L’inscription constitutionnelle n’est que la première étape. Elle doit s’accompagner de mesures législatives et programmatiques fortes :

  • Représentation parlementaire effective des Gabonais de l’étranger, avec des députés dédiés, élus dans des circonscriptions extérieures ;
  • Création d’un Haut-Commissariat pour la gestion des projets de la diaspora, en lien direct avec la Présidence et le Parlement, pour faciliter les initiatives structurantes, piloter les partenariats et assurer une cohérence nationale ;
  • Lancement d’un Fonds de solidarité diaspora, pour répondre aux urgences sociales (décès, rapatriements, situations de détresse) ;
  • Déploiement d’un programme “Diaspora & Compétences”, pour inciter les experts à contribuer à l’enseignement, à l’innovation, à la formation professionnelle ;
  • Mise en place d’un cadre d’incitation fiscale et juridique pour les projets d’investissement des Gabonais de l’extérieur.

Une nouvelle citoyenneté gabonaise, sans frontières

Ce que je défends, c’est une vision inclusive de la nation. Le Gabon ne se limite pas à son territoire. Il se vit et se pense aussi depuis l’extérieur.

Je veux une République qui considère la diaspora non comme une exception administrative ou une simple réserve financière, mais comme un pilier de sa transformation.

Je veux un État qui regarde ses citoyens de l’extérieur comme des partenaires égaux, porteurs d’idées, de solutions, de savoirs.

Je veux que chaque Gabonais, où qu’il vive, se sente pleinement citoyen – non pas tous les cinq ans, mais chaque jour.

Conclusion : le Gabon du XXIe siècle se construira avec tous ses enfants

En donnant à la diaspora une place pleine et entière dans notre vie publique, nous ne faisons pas une concession : nous posons un acte de lucidité politique. Nous reconnaissons que la société gabonaise est devenue transnationale, que ses ressorts de développement sont éparpillés, mais connectés.

> La diaspora n’est pas une option. Elle est une chance. Elle est un accélérateur. Elle est une conscience critique.

Le Gabon de demain ne pourra réussir sans elle.

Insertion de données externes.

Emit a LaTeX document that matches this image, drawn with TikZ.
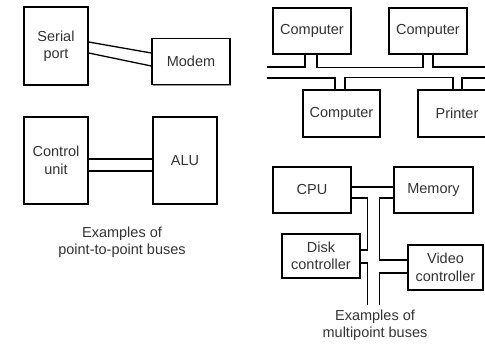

*Hugues Awanhet Ntawanga – Docteur en anthropologie, politologue et candidat indépendant aux élections législatives à la circonscription Europe, Amérique et Asie.

 
GR
 

1 Commentaire

  1. Biswe dit :

    La diaspora gabonaise…une « entité » informe a laquelle on a bien du mal donner une représentation claire. Quelle est-elle? De combien de compatriotes parle-t-on , pour quelle dispersion dans le monde et pour quelle valeur ajoutée…réelle? Bref, beaucoup questions qui attendent certainement des éclaircissements!